What we can se above, is that the test does not detect an effect and the 95% on the effect size are very wide.

[11]:
res = stambo.two_sample_test(paired_data[:, 0], paired_data[:, 1], statistics={"Mean": lambda x: x.mean()}, groups=s_ids_paired, seed=SEED)
# Let us add more digits to see the p-value clearer
print(stambo.to_latex(res, m1_name="Control", m2_name="Treatment", n_digits=4))
Bootstrapping: 100%|██████████| 10000/10000 [00:00<00:00, 57055.19it/s]

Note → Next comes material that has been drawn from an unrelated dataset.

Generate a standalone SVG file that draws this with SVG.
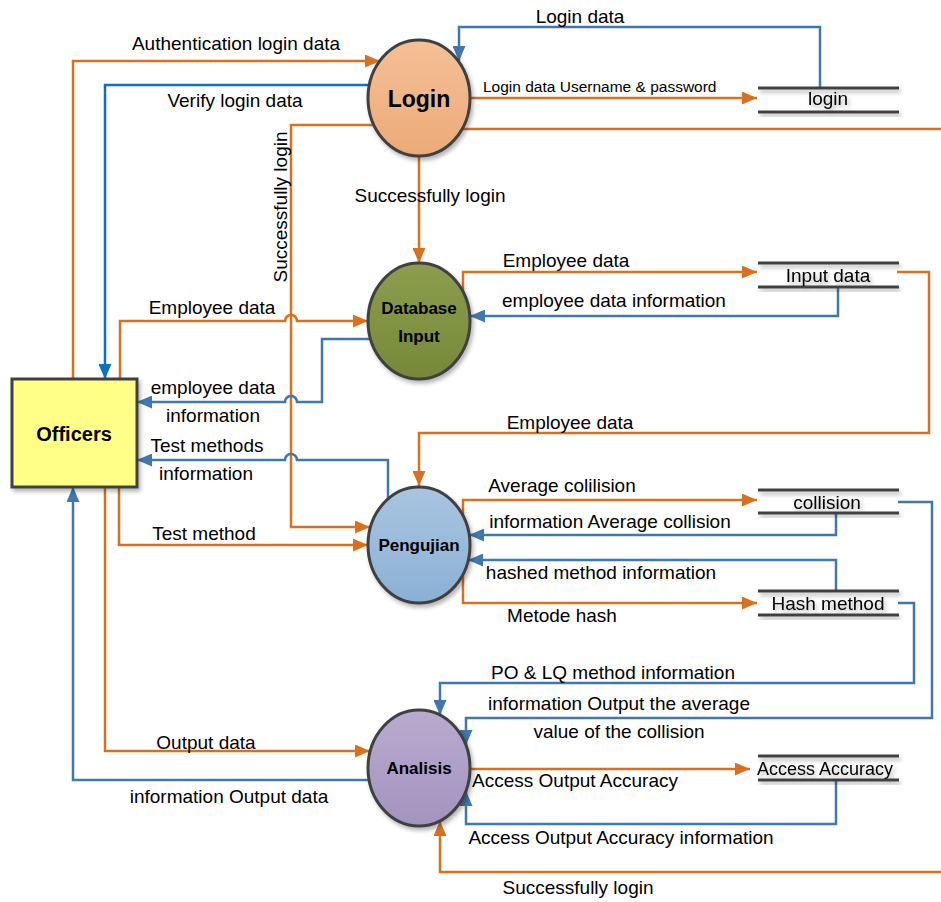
<svg xmlns="http://www.w3.org/2000/svg" width="941" height="902" viewBox="0 0 941 902">
<style>
.o{fill:none;stroke:#D9701E;stroke-width:2.5}
.b{fill:none;stroke:#3F77AF;stroke-width:2.5}
.bb{fill:none;stroke:#0B72C2;stroke-width:2.5}
.oa{marker-end:url(#ao)}
.ba{marker-end:url(#ab)}
.bba{marker-end:url(#abb)}
text{font-family:"Liberation Sans",Arial,sans-serif;fill:#000}
.l{font-size:19px;text-anchor:middle}
.s{font-size:15.5px}
.n{font-weight:bold;text-anchor:middle}
.st{stroke:#404040;stroke-width:3;fill:none}
.node{stroke:#404040;stroke-width:3}
</style>
<defs>
<marker id="ao" markerUnits="userSpaceOnUse" markerWidth="15" markerHeight="13" refX="15" refY="6.5" orient="auto"><path d="M0,0 L15,6.5 L0,13 z" fill="#D9701E"/></marker>
<marker id="ab" markerUnits="userSpaceOnUse" markerWidth="15" markerHeight="13" refX="15" refY="6.5" orient="auto"><path d="M0,0 L15,6.5 L0,13 z" fill="#3F77AF"/></marker>
<marker id="abb" markerUnits="userSpaceOnUse" markerWidth="15" markerHeight="13" refX="15" refY="6.5" orient="auto"><path d="M0,0 L15,6.5 L0,13 z" fill="#0B72C2"/></marker>
<filter id="sh" x="-20%" y="-20%" width="140%" height="140%"><feDropShadow dx="2" dy="3" stdDeviation="2" flood-color="#000" flood-opacity="0.3"/></filter>
<linearGradient id="gL" x1="0" y1="0" x2="0" y2="1"><stop offset="0" stop-color="#F4C096"/><stop offset="1" stop-color="#EDAA78"/></linearGradient>
<linearGradient id="gD" x1="0" y1="0" x2="0" y2="1"><stop offset="0" stop-color="#8C9D4D"/><stop offset="1" stop-color="#76893A"/></linearGradient>
<linearGradient id="gP" x1="0" y1="0" x2="0" y2="1"><stop offset="0" stop-color="#A8C5E0"/><stop offset="1" stop-color="#8BB0D5"/></linearGradient>
<linearGradient id="gA" x1="0" y1="0" x2="0" y2="1"><stop offset="0" stop-color="#B9ABCF"/><stop offset="1" stop-color="#A393BF"/></linearGradient>
</defs>
<rect width="941" height="902" fill="#fff"/>

<g id="connectors">
<path class="o oa" d="M73,379 V61 H380"/>
<path class="bb bba" d="M369,85 H105 V379"/>
<path class="b ba" d="M820,88 V27 H459 V61"/>
<path class="o oa" d="M468,98 H757"/>
<path class="o oa" d="M462,129 H946 V872 H440 V821"/>
<path class="o oa" d="M374,125 H291 V527 H370"/>
<path class="o oa" d="M419,157 V263"/>
<path class="o oa" d="M120,379 V321 H285 A6,6 0 0 1 297,321 H368"/>
<path class="b ba" d="M370,339 H322 V402 H297 A6,6 0 0 0 285,402 H137"/>
<path class="b ba" d="M388,499 V460 H297 A6,6 0 0 0 285,460 H137"/>
<path class="o oa" d="M119,487 V545 H368"/>
<path class="o oa" d="M105,487 V751 H370"/>
<path class="b ba" d="M370,780 H73 V487"/>
<path class="o oa" d="M463,292 V272 H757"/>
<path class="b ba" d="M838,287 V316 H470"/>
<path class="o oa" d="M897,272 H929 V433 H419 V486"/>
<path class="o oa" d="M463,516 V500 H757"/>
<path class="b ba" d="M836,513 V535 H469"/>
<path class="b ba" d="M836,591 V560 H468"/>
<path class="o oa" d="M463,574 V603 H757"/>
<path class="b ba" d="M898,603 H914 V683 H440 V715"/>
<path class="b ba" d="M898,502 H932 V718 H466 V745"/>
<path class="o oa" d="M470,769 H750"/>
<path class="b ba" d="M836,780 V824 H466 V791"/>
</g>

<g id="labels">
<text class="l" x="236" y="50">Authentication login data</text>
<text class="l" x="235" y="107">Verify login data</text>
<text class="l" x="580" y="23">Login data</text>
<text class="s" x="483" y="92">Login data Username &amp; password</text>
<text class="l" x="430" y="202">Successfully login</text>
<text class="l" transform="translate(287,207) rotate(-90)">Successfully login</text>
<text class="l" x="212" y="314">Employee data</text>
<text class="l" x="213" y="394">employee data</text>
<text class="l" x="213" y="422">information</text>
<text class="l" x="207" y="452">Test methods</text>
<text class="l" x="206" y="480">information</text>
<text class="l" x="204" y="540">Test method</text>
<text class="l" x="206" y="749">Output data</text>
<text class="l" x="229" y="803">information Output data</text>
<text class="l" x="566" y="267">Employee data</text>
<text class="l" x="614" y="307">employee data information</text>
<text class="l" x="570" y="429">Employee data</text>
<text class="l" x="562" y="492">Average colilision</text>
<text class="l" x="610" y="528">information Average collision</text>
<text class="l" x="601" y="579">hashed method information</text>
<text class="l" x="562" y="622">Metode hash</text>
<text class="l" x="613" y="679">PO &amp; LQ method information</text>
<text class="l" x="619" y="710">information Output the average</text>
<text class="l" x="619" y="738">value of the collision</text>
<text class="l" x="575" y="787">Access Output Accuracy</text>
<text class="l" x="621" y="844">Access Output Accuracy information</text>
<text class="l" x="578" y="894">Successfully login</text>
</g>

<g id="officers">
<rect class="node" x="12" y="379" width="125" height="108" fill="#FFFF88" filter="url(#sh)"/>
<text class="n" x="74" y="441" font-size="20">Officers</text>
</g>
<g id="login">
<ellipse class="node" cx="419" cy="98" rx="51" ry="58" fill="url(#gL)" filter="url(#sh)"/>
<text class="n" x="419" y="107" font-size="23">Login</text>
</g>
<g id="database-input">
<ellipse class="node" cx="419" cy="321" rx="51" ry="58" fill="url(#gD)" filter="url(#sh)"/>
<text class="n" x="419" y="314" font-size="17">Database</text>
<text class="n" x="419" y="342" font-size="17">Input</text>
</g>
<g id="pengujian">
<ellipse class="node" cx="419" cy="545" rx="51" ry="58" fill="url(#gP)" filter="url(#sh)"/>
<text class="n" x="419" y="551" font-size="17">Pengujian</text>
</g>
<g id="analisis">
<ellipse class="node" cx="419" cy="768" rx="51" ry="58" fill="url(#gA)" filter="url(#sh)"/>
<text class="n" x="419" y="774" font-size="17">Analisis</text>
</g>

<g id="store-login" filter="url(#sh)">
<path class="st" d="M758,88 H899 M758,112 H899"/>
<text class="l" x="828" y="105">login</text>
</g>
<g id="store-input" filter="url(#sh)">
<path class="st" d="M758,263 H899 M758,287 H899"/>
<text class="l" x="828" y="282">Input data</text>
</g>
<g id="store-collision" filter="url(#sh)">
<path class="st" d="M758,490 H899 M758,513 H899"/>
<text class="l" x="827" y="509">collision</text>
</g>
<g id="store-hash" filter="url(#sh)">
<path class="st" d="M758,591 H899 M758,615 H899"/>
<text class="l" x="828" y="610">Hash method</text>
</g>
<g id="store-accuracy" filter="url(#sh)">
<path class="st" d="M758,756 H899 M758,780 H899"/>
<text class="l" x="825" y="775" style="font-size:18px">Access Accuracy</text>
</g>
</svg>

% \usepackage{booktabs} <-- do not forget to have this imported.
\begin{tabular}{ll} \\
\toprule
\textbf{Model} & \textbf{Mean} \\
\midrule
Control & $0.3640$ [$0.2471$-$0.5008$] \\
Treatment & $0.8246$ [$0.7465$-$0.9272$] \\
\midrule
Effect size & $0.4607$ [$0.3419$-$0.5721]$ \\
\midrule
$p$-value & $0.0002$ \\
\bottomrule
\end{tabular}

Once we have specified the groups, we get very tight 95% CIs around the true effect (0.5), showing that it is really positive. Moreover, we are able to reject the null, since our bootstrap procedure closely resembles the data generating process.